Using the records below, copy exactly the part that opens with the line holding "Rebuild this chart" and closes with the line holding "import seaborn as sns", minus the pictures.
━━━ PROVIDED ENTRIES ━━━
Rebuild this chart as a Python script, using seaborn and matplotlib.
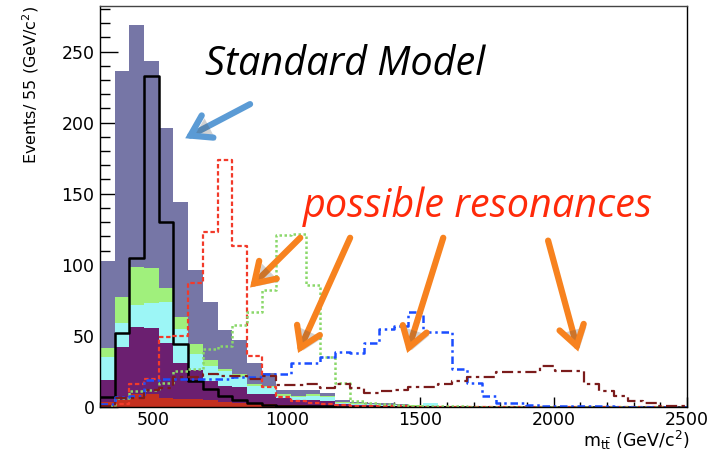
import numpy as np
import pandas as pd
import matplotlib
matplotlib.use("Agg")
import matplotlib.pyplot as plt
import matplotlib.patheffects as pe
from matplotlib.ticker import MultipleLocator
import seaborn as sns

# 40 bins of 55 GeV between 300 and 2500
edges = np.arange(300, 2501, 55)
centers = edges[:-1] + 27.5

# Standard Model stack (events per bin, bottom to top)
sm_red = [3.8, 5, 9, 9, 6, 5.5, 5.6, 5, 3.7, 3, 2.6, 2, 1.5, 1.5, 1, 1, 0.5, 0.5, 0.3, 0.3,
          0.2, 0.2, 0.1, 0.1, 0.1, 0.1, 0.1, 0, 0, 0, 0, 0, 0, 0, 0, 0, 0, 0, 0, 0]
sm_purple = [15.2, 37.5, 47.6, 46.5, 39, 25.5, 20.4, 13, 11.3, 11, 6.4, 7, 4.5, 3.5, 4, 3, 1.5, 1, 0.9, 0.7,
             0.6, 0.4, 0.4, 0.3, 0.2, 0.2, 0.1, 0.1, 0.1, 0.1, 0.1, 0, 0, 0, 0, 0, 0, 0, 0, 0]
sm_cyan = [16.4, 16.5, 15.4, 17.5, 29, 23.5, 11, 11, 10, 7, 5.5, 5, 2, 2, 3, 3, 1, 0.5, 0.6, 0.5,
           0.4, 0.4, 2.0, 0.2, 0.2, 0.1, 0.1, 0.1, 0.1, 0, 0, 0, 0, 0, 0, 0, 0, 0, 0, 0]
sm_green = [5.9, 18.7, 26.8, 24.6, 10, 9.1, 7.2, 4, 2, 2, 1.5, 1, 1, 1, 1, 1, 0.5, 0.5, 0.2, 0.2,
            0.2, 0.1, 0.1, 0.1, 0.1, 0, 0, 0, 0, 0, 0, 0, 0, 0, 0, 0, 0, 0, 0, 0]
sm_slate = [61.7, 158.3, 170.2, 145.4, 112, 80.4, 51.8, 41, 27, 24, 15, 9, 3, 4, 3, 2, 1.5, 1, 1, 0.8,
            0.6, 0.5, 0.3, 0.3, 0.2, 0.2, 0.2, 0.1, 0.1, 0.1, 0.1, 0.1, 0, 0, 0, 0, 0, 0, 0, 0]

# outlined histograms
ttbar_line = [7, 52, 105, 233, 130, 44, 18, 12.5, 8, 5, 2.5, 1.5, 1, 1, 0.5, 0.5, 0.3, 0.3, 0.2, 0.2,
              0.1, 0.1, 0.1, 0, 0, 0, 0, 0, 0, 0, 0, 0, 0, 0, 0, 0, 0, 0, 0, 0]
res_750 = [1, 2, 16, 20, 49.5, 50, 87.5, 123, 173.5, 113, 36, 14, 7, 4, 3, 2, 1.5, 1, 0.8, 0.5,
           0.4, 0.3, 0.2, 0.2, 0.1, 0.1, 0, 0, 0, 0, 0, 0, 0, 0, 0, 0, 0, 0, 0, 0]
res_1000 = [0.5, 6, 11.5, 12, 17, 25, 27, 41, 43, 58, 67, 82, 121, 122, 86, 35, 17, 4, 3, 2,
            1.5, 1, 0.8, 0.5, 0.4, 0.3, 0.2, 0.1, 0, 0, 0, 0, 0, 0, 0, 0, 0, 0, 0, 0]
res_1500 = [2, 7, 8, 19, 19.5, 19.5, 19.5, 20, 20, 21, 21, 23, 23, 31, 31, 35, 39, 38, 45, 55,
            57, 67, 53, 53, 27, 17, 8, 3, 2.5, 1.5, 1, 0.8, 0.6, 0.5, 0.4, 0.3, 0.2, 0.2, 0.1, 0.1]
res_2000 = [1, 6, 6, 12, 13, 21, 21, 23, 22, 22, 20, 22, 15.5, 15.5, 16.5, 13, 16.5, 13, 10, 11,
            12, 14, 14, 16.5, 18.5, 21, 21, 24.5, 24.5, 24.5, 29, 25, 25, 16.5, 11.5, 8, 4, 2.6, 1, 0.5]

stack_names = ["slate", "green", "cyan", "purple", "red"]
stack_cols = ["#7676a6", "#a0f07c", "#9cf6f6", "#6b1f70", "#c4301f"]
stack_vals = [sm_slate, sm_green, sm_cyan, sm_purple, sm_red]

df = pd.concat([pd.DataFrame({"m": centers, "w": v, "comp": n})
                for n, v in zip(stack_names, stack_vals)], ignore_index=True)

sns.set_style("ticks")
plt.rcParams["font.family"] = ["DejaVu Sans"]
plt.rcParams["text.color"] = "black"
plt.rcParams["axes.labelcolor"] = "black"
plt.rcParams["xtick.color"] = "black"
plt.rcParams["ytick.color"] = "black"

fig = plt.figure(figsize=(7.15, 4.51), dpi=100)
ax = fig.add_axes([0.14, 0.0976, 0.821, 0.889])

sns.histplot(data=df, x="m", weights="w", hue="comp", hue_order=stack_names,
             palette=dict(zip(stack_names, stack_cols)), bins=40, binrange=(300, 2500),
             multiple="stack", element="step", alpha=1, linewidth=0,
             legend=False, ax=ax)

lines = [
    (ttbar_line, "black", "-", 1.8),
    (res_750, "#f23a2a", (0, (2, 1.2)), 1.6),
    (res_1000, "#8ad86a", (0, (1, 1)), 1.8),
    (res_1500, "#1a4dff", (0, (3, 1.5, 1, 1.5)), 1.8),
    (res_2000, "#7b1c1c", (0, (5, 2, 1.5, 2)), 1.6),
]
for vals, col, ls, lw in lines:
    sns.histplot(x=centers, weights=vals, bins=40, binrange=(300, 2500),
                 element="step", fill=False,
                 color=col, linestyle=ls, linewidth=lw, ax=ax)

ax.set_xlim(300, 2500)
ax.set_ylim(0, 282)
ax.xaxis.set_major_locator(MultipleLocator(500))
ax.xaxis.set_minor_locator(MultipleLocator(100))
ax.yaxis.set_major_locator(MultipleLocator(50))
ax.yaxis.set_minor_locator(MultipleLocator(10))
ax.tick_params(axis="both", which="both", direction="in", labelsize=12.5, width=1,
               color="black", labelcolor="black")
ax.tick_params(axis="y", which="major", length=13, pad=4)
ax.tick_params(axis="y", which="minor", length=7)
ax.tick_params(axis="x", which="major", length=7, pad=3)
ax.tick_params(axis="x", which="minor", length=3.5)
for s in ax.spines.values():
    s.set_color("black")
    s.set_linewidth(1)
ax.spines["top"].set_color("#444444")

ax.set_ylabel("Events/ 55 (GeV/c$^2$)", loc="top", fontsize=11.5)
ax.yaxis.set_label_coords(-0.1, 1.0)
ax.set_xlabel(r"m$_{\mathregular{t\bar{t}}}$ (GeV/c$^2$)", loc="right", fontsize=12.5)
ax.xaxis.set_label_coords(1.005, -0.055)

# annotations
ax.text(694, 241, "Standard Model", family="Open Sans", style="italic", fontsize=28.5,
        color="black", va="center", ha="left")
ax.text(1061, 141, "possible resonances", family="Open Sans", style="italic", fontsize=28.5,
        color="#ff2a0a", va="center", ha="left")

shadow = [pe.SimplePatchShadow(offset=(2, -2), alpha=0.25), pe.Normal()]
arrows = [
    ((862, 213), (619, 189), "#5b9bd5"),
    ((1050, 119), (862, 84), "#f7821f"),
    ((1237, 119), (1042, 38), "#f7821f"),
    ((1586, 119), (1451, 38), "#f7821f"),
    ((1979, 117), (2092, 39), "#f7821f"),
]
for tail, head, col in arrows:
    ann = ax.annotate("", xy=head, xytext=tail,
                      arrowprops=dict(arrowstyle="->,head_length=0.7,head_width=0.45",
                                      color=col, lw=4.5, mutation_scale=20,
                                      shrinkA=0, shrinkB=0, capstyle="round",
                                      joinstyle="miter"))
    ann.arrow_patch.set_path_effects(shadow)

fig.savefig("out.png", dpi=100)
━━━
━━━ PROVIDED ENTRIES ━━━
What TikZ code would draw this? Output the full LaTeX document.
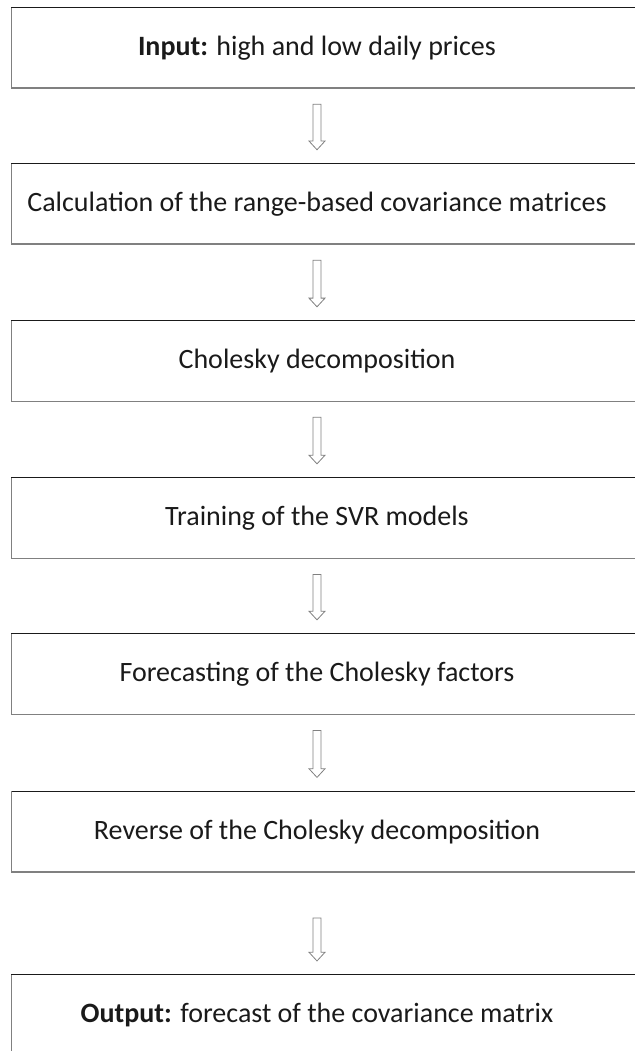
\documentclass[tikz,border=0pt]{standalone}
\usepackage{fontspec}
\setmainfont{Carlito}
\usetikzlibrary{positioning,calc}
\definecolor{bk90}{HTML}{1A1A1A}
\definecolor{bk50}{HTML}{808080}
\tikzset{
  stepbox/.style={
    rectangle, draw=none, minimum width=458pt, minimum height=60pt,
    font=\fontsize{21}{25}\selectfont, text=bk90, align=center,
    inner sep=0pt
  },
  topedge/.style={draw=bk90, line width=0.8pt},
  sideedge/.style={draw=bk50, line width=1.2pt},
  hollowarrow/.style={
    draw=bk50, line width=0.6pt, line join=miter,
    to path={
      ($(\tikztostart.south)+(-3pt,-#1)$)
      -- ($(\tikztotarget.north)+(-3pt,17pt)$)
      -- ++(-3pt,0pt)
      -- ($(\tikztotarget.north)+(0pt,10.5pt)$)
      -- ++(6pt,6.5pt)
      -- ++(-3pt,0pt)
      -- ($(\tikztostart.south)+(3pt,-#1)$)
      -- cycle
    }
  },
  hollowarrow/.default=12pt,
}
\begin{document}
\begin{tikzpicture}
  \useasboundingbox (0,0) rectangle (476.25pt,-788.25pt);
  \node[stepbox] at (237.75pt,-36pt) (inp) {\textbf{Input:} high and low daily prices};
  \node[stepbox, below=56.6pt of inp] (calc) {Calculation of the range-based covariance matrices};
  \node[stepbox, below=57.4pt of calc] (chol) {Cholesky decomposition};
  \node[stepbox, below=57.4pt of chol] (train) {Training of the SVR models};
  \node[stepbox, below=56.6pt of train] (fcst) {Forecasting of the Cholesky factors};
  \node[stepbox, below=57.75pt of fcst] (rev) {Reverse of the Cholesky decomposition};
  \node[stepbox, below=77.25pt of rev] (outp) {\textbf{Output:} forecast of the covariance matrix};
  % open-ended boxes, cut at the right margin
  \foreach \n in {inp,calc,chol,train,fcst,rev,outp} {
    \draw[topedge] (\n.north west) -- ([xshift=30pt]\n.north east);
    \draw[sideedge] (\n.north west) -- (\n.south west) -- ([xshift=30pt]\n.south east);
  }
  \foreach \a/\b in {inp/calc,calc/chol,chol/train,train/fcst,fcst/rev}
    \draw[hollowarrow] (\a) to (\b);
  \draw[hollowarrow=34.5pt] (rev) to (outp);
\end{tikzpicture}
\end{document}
━━━
[SOLUTION TO THE EXERCISE]
Rebuild this chart as a Python script, using seaborn and matplotlib.
import numpy as np
import pandas as pd
import matplotlib
matplotlib.use("Agg")
import matplotlib.pyplot as plt
import matplotlib.patheffects as pe
from matplotlib.ticker import MultipleLocator
import seaborn as sns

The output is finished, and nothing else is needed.